Abbott’s Words, and the Numbers Behind Them
“Texas is home to over 1.7 million veterans and active duty, reserve personnel, and their families,” Abbott said in the announcement, a line that doubles as a political statement and a demographic reality. Texas isn’t just friendly to the military — it’s structurally dependent on it in ways that most states simply aren’t.
The scale of that dependence is hard to overstate. In a prior funding cycle, Abbott’s office noted that military installations across Texas contribute more than $114 billion to the state economy annually. That’s not a rounding error. It’s a core pillar of the Texas economic story, sitting alongside energy and technology in a way that often goes underreported. “Texas has long been a home for military families and missions,” Abbott said when announcing the prior cycle’s $15.4 million in DEAAG awards for FY 2024–2025 — language that’s consistent enough across announcements to sound almost scripted, but backed by funding that’s very real.
On the Ground in Corpus Christi
So where does the money actually go? One of the more interesting allocations this cycle landed in Corpus Christi, where the city secured $990,000 for the Corpus Christi Army Depot to install four Atmospheric Water Generation units — technology that pulls drinkable water from ambient air. It’s the kind of forward-looking infrastructure investment that sounds almost futuristic until you remember that South Texas has serious long-term water security concerns. The city also received additional DEAAG dollars for wastewater projects at Naval Air Station Corpus Christi.
Still, it’s worth asking: is $26 million — spread across multiple installations and communities statewide — really enough to move the needle? That’s not a cynical question. It’s a structural one. These grants are targeted interventions, not wholesale infrastructure overhauls. They’re designed to complement federal investment, not replace it.
A Decade of Commitment — Or a Decade of Necessity?

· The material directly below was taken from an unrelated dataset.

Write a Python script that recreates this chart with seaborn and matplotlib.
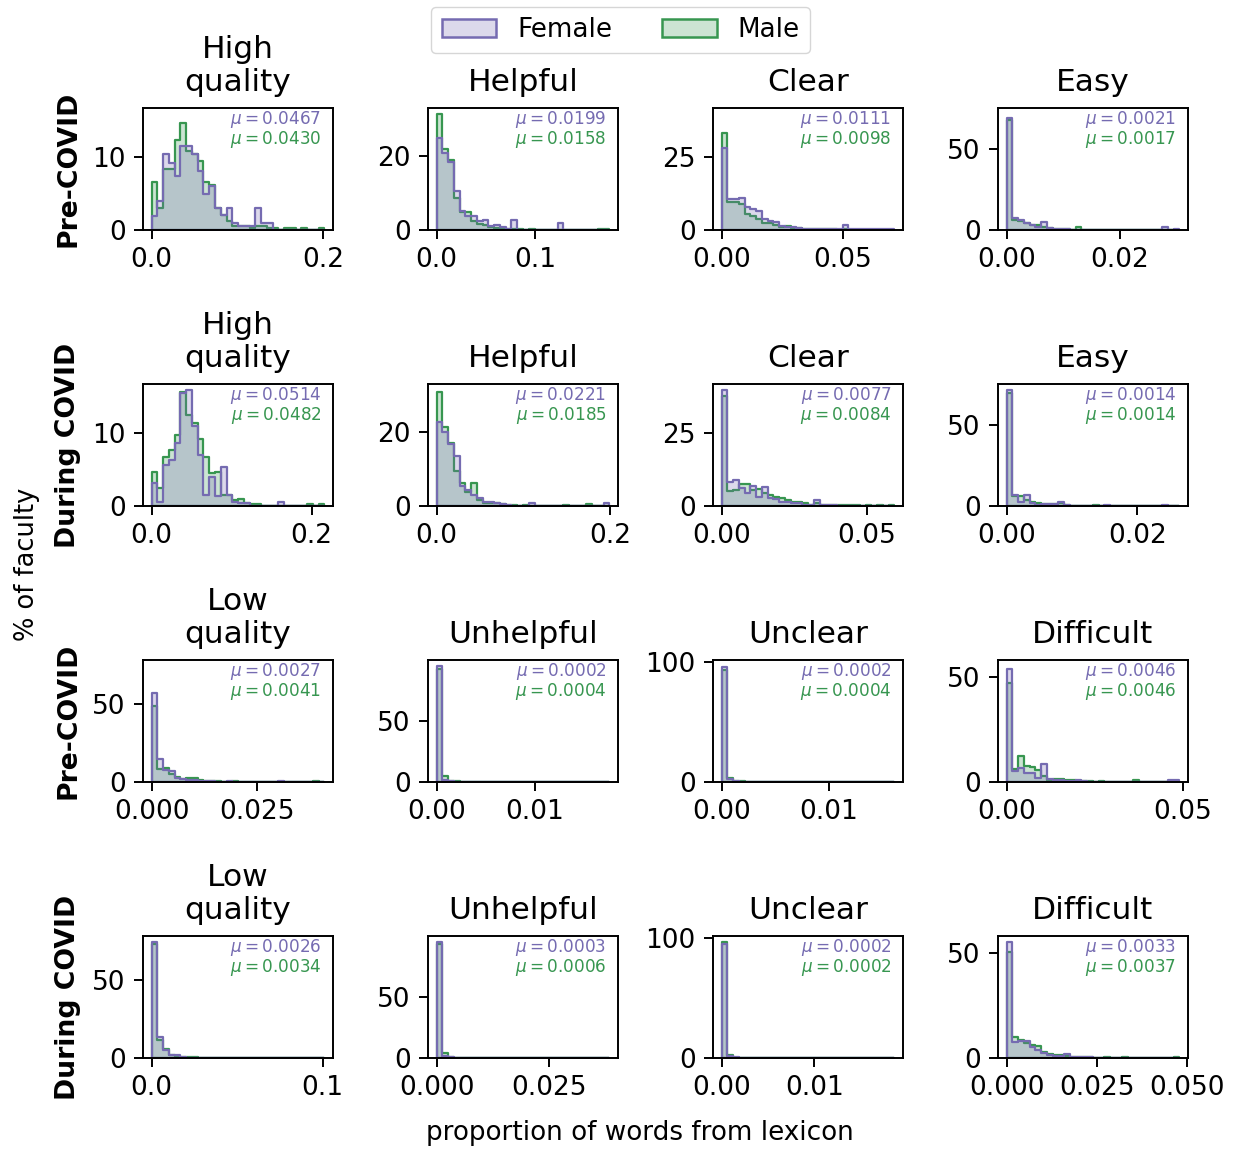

The $172 million cumulative figure since 2015 is genuinely significant, but context is everything. Spread across eleven years and dozens of installations in one of the largest states in the country, it averages out to roughly $15 million a year — meaningful, but not transformative on its own. What the DEAAG program really represents is a sustained political and institutional commitment to treating military communities as economic partners rather than passive recipients of federal largesse.
Texas has made that bet consistently, across multiple budget cycles and regardless of what’s happening in Washington. The announcement of this latest round suggests that bet isn’t going anywhere soon.
In a era when federal defense priorities can shift with an administration — or a memo — that kind of state-level consistency might be the most valuable thing Texas is actually funding.